Bipolar I Disorder is characterized by episodes of mania that are accompanied by episodes of depression. Mania is the the dominant feature
of Bipolar I disorder. Those who suffer from Bipolar I often talk rapidly, sleep less than normal, are impulsive and take on many tasks.
To be diagnosed with bipolar I disorder, an individual must have one or more manic episodes OR mixed episodes. A major depressive episode may have occurred in the past or present but is not required for diagnosis.
Bipolar II Disorder is characterized by hypomanic and depressive episodes.
To be diagnosed with bipolar II disorder, an individual must have experienced one or more major depressive episodes with at least one hypomanic episodes.
Cyclothymia includes long term (at least 2 years) cyclings of moods between depression and hypomania. Hypomania is not severe enough to be considered a manic episode.

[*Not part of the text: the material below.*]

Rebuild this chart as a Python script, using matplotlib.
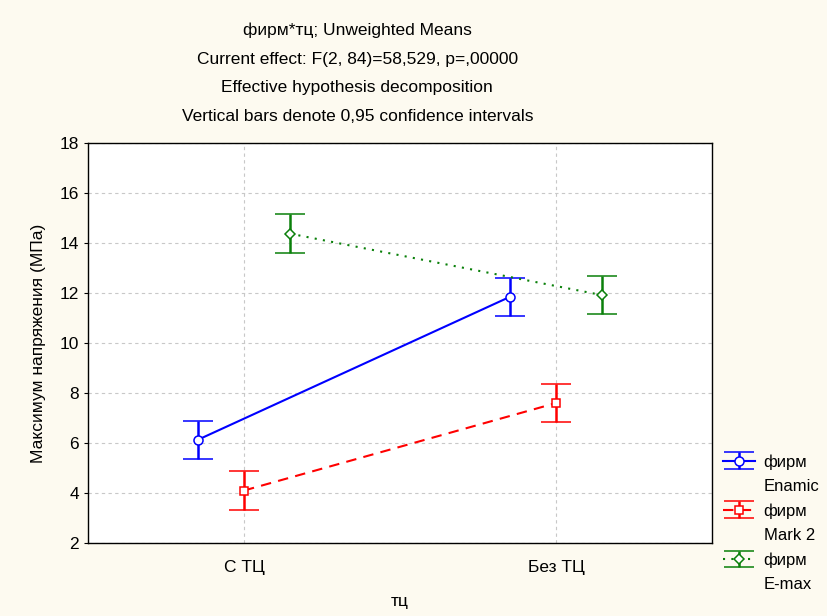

There are three types of mood disorder episodes that can be found in a bipolar episode:
1. Major Depressive Episode - five or more of the following must be present during the same 2-week period and represent change from previous functioning:
- *Depressed mood
- *Diminished pleasure/interest in almost all activities
- Significant change in weight or appetite
- Insomnia or hypersomnia
- Psychomotor agitation or retardation
- Fatigue or loss of energy
- Feelings of worthlessness or excessive guilt
- Diminished ability to think/concentrate or indecisiveness
- Reccurent thoughts of death/suicide
- at least one of the starred (*) systems must be present
2. Manic Episode - abnormally and persistantly elevated, expansive or irritable mood lasting at least 1 week (or shorter if hospitalitized). At least three of the following symptoms must be present:
- Inflated self-esteem or grandiosity
- Decreased need for sleep
- Extra talkative or pressured speech
- Flight of ideas; "mind racing"
- Increase in goal-directed activity
- Excessive involvement in pleasurable activities that are dangerous
3. Mixed Episode - criteria for manic episode and major depressive episode in 1 week period.
How is BPD treated?
The most effective anti-manic drug for treatment of bipolar disorder is lithium carbonate - a naturally occurring molecule. This has relatively severe side effects and is extremely toxic in overdose. Unfortunately, the amount needed to attain a response is close to toxic levels.
Drugs originally developed to treat epilepsy have also shown efficacy in treating bipolar disorders. They are mood stabilizers and work on the GABA neurotransmitter and are generally used to treat bipolar disorder by inhibiting neural activity.
Client compliance is a often a problem for those who are bipolar. Many enjoy the the initial phases of a manic episode and cease taking their medication. Using psychotherapy with medication has been shown to increase compliance.